Going over “transition” things at work. My boss accusing me of being “mopey” (I am) and me getting far more emotional than one should be in the workplace (“I’m really sad I’m not going to be working for you anymore,”  I said. “Me too,” was the reply). At least I haven’t cried. (Yet. I was close today)

Hearing my co-workers and bosses say the nicest things about me. Having this attorney from one of our outside firms call ME directly to wish me luck, ask for my contact info, and tell me that if I ever need a job, to call her.

Discussing the interviewees, and at least a dozen times, teased “Or, you know, you could stay” (My boss has only offered that one time. Ok, maybe ten).
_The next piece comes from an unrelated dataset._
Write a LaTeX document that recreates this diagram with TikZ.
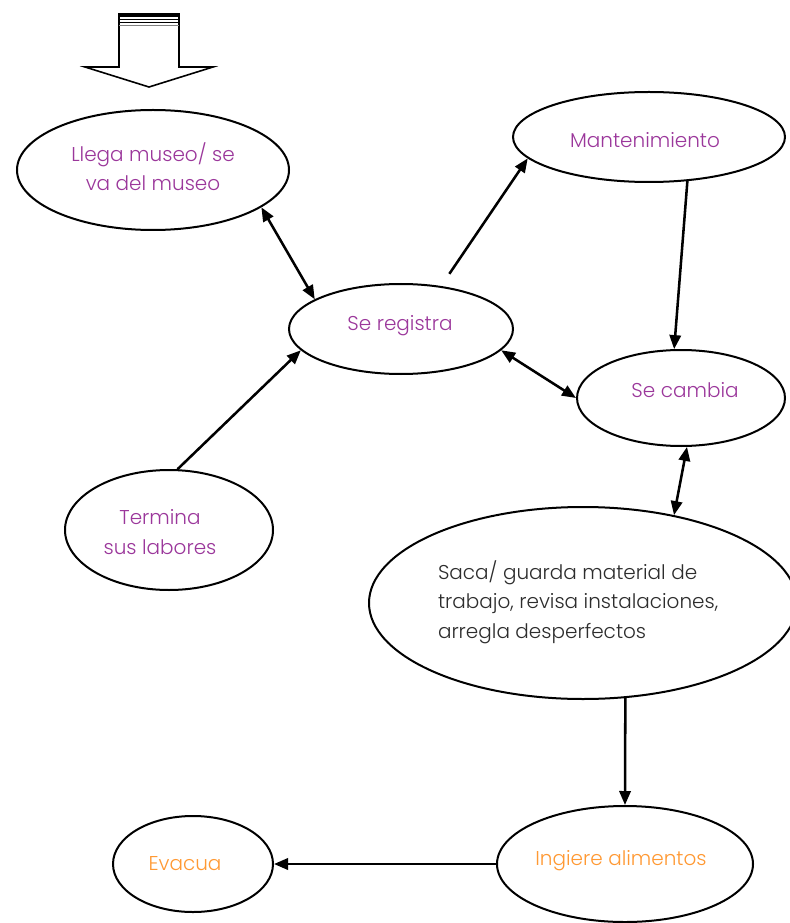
\documentclass[tikz,border=0pt]{standalone}
\usepackage{fontspec}
\setmainfont{Poppins}[UprightFont={* Light}]
\usetikzlibrary{shapes.geometric,arrows.meta}
\definecolor{purp}{RGB}{155,55,155}
\definecolor{orng}{RGB}{255,153,51}
\definecolor{dgray}{RGB}{45,45,45}
\newcommand\pxu[1]{#1*0.75pt}
\begin{document}
\begin{tikzpicture}[x=0.75pt,y=-0.75pt,line width=1.5pt,
  >={Triangle[length=10.5pt,width=8.5pt]},
  bub/.style={draw,ellipse,inner sep=0pt,line width=1.5pt},
  lab/.style={font=\fontsize{15}{22}\selectfont,align=center,inner sep=0pt},
  conn/.style={line width=1.9pt}]
\useasboundingbox (0,0) rectangle (789,923);
\fill[white] (0,0) rectangle (789,923);
% top block arrow
\draw[line width=1.2pt,fill=white,line join=miter] (119,16) -- (119,67) -- (85,67) -- (149,87) -- (213,67) -- (179,67) -- (179,16);
\fill (118,13) rectangle (180,17);
\draw[line width=0.8pt] (119,19.5) -- (179,19.5);
\draw[line width=0.8pt] (119,22.5) -- (179,22.5);
\draw[line width=0.6pt,gray] (119,25) -- (179,25);
% ellipses
\node[bub,minimum width=\pxu{272},minimum height=\pxu{120}] (llega) at (153,170) {};
\node[bub,minimum width=\pxu{272},minimum height=\pxu{90}] (mant) at (649,137) {};
\node[bub,minimum width=\pxu{224},minimum height=\pxu{90}] (reg) at (401,329) {};
\node[bub,minimum width=\pxu{208},minimum height=\pxu{96}] (camb) at (681,398) {};
\node[bub,minimum width=\pxu{208},minimum height=\pxu{120}] (term) at (169,530) {};
\node[bub,minimum width=\pxu{428},minimum height=\pxu{192}] (saca) at (583,603) {};
\node[bub,minimum width=\pxu{256},minimum height=\pxu{116}] (ing) at (625,864) {};
\node[bub,minimum width=\pxu{160},minimum height=\pxu{96}] (evac) at (193,864) {};
% texts
\node[lab,text=purp] (tllega) at (153,167) {Llega museo/ se\\va del museo};
\node[lab,text=purp] (tmant) at (645,140) {Mantenimiento};
\node[lab,text=purp] (treg) at (400,326) {Se registra};
\node[lab,text=purp] (tcamb) at (685,390) {Se cambia};
\node[lab,text=purp] (tterm) at (160,532) {Termina\\sus labores};
\node[lab,text=dgray,align=left,anchor=west] (tsaca) at (437,602) {Saca/ guarda material de\\trabajo, revisa instalaciones,\\arregla desperfectos};
\node[lab,text=orng] (ting) at (621,861) {Ingiere alimentos};
\node[lab,text=orng] (tevac) at (185,864) {Evacua};
% connectors
\draw[conn,<->] (llega.-19) -- (reg.161);
\draw[conn,->,shorten <=11pt] (reg.47) -- (mant.190);
\draw[conn,->] (mant.-49) -- (camb.98);
\draw[conn,->] (term.82) -- (reg.192);
\draw[conn,<->] (reg.-12) -- (camb.180);
\draw[conn,<->] (camb.-83) -- (saca.44);
\draw[conn,->] (saca.-66) -- (ing.90);
\draw[conn,->] (ing.180) -- (evac.0);
\end{tikzpicture}
\end{document}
A battle not to confuse nostalgia with doubt (“One starts with “N”, one starts with “D” Did you already forget how to file?”) Freaking out a little, because I don’t know if I’ll be good at my new job, and it’s so comfortable here, and maybe I don’t want to leave.

A half a dozen projects landing in my lap, with the request to finish before I leave. My reaction, which is annoyance, followed by defiance (“what’s he going to do if I don’t finish it? Fire me?), and then resignation that of course I’m going to do it, because I’m me.

My favorite co-worker’s epiphany (“How did I not notice”).  And then later, “Yeah, how did you not notice?!?”

Wondering if I’ll get around to organizing the files in the top drawer. Forgetting to remind people of last minute things because there is so much on my mind, and not remembering until I’m at home tossing thoughts at the computer screen.

Already missing, and looking at it all with far too much nostalgia (it’s just a freaking job) because I am the most maudlin person on the planet. Sad, simply, because for all the lovely comments about how I’m irreplaceable (oh please. It’s just a job, than anyone could do) this is far more irreplaceable.